There are so many lovely quotes by wonderful people about losing yourself in a hike or the wilderness:
“The old school of thought would have you believe that you’d be a fool to take on nature without arming yourself with every conceivable measure of safety and comfort under the sun. But that isn’t what being in nature is all about. Rather, it’s about feeling free, unbounded, shedding the distractions and barriers of our civilization—not bringing them with us.”
― Ryel Kestenbaum,
“How do you distinguish between being off-route and putting up a first ascent ?” — Bruce Bindner
“The contented person enjoys the scenery of a detour.” — Unknown
“The place where you lose the trail is not necessarily the place where it ends.” — Tom Brown, Jr.
“All that glitters is not gold. All who wander are not lost.” –William Shakespeare
To some extent, I agree. Nature is a wild, wonderful thing, and nothing delights me more than setting off and having an experience I never could have predicted, whether it’s a last-minute, new-to-me trail decision, an up-close encounter with wildlife, or accidentally veering off the beaten path and discovering new, exhilarating adventures.
However…I would be remiss if I don’t add one caveat: You need to be prepared to be spontaneous.
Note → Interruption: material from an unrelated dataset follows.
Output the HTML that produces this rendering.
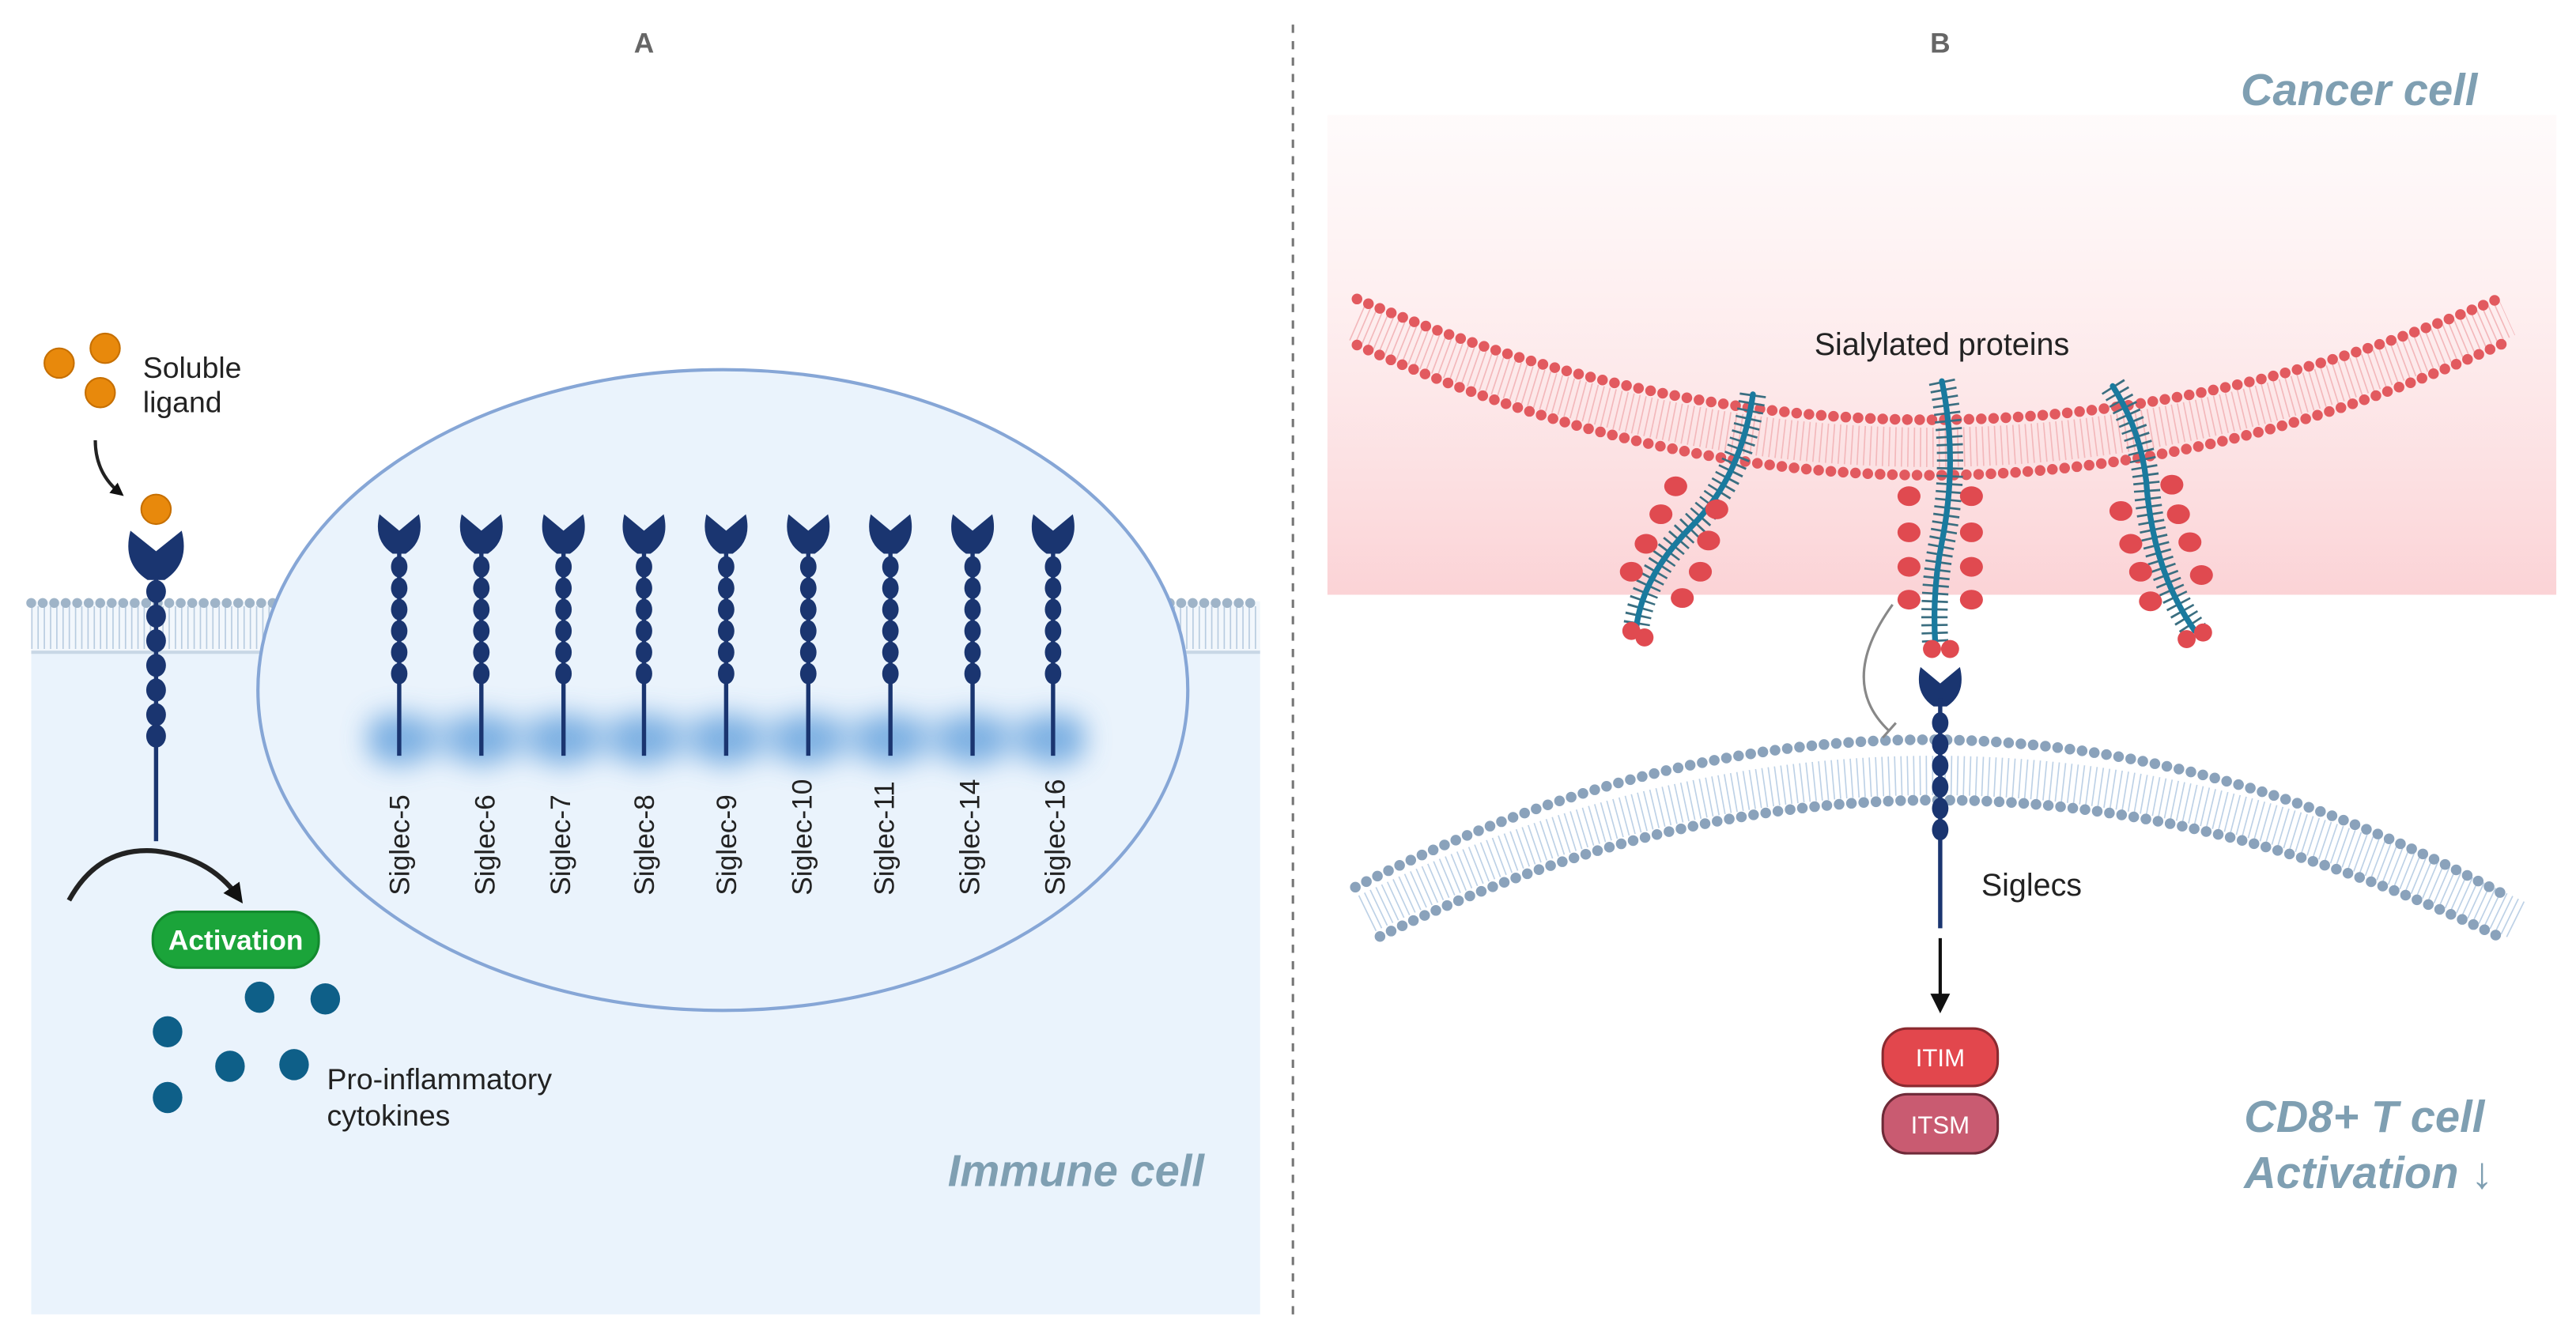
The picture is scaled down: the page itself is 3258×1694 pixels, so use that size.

Recently, I had a bit of a jolt when I read online that two French tourists died hiking in White Sands National Monument earlier this month. The family of three set out among the dunes with only 2 20oz bottles of water (total), got lost surrounded by all the brilliant blinding sand, and, running out of water, the parents make the courageous decision to give their young son the majority of what they had, saving his life at the expense of their own.
I’ve hiked the exact same trail as that French family. I stepped where they stepped. I saw what they saw. Reading of their deaths disturbed me on multiple levels.
I’m all for losing yourself metaphorically and philosophically on the trail, but it never ceases to blow my mind when I see people setting out on a hike woefully under prepared. Years ago as a novice experienced hiker, I almost got heat stroke from not carrying enough water in the mountains, and that is a mistake I have never made again. Now, as a seasoned hiker, I know to always carry more water than I think I’ll need – that way I’m prepared for heat, humidity, elevation, and/or trails that might not match up exactly with whatever map I’ve looked at. Plus I have the option to make last minute changes, like scrapping the originally planned hike for one with more mileage, or finishing my hike, feeling great, and deciding to tackle another trail afterwards. Some of the most memorable hikes I’ve done have been results of spontaneity, from Balcony House at Mesa Verde National Park to the Hoodoos at Bryce Canyon to the Elkmont Historical District, and each time I had my hydration pack and backpack, which made the experience so much more easy and enjoyable.
There are more items I carry religiously with me when I hike other than a surplus of water (i.e. snacks high in protein, first aid kit, etc.), but my point is don’t be afraid to get lost, as long as you’re prepared to get lost.